The role of a Product Manager is evolving fast. With large language models becoming more capable every quarter, the skills that define great PMs are shifting underneath us.
What's changing
Traditional PM work—writing specs, triaging bugs, running standups—is increasingly augmentable by AI. The PMs who thrive will be the ones who lean into this rather than resist it.
Here are a few trends I'm watching:
- AI-assisted discovery: Using LLMs to synthesize user research, scan support tickets, and surface patterns humans miss.
- Prototype velocity: Tools like Cursor and Claude Code let PMs build functional prototypes without waiting for eng cycles.

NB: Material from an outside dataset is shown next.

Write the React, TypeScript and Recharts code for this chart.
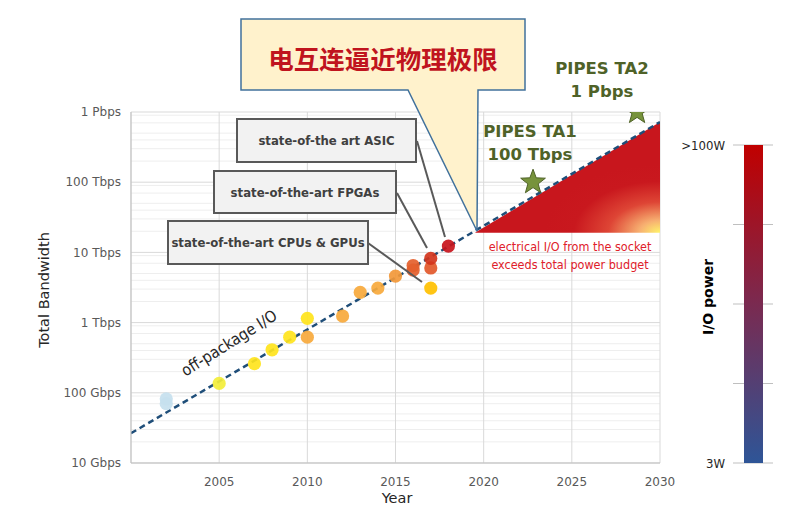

- Strategy over execution: As execution gets cheaper, the premium shifts to taste, judgment, and knowing what to build.
What stays the same
Despite all the hype, some fundamentals aren't going anywhere:
- Customer empathy — No model can replace sitting across from a user and watching them struggle with your product.
- Cross-functional leadership — Aligning engineering, design, and business stakeholders still requires human nuance.
- Saying no — The hardest part of product management remains deciding what not to build.
My take
I think we're heading toward a world where every PM is a "technical PM" by default—not because they write production code, but because they use AI tools fluently enough to validate ideas independently. The bar for what one person can ship is about to go way up.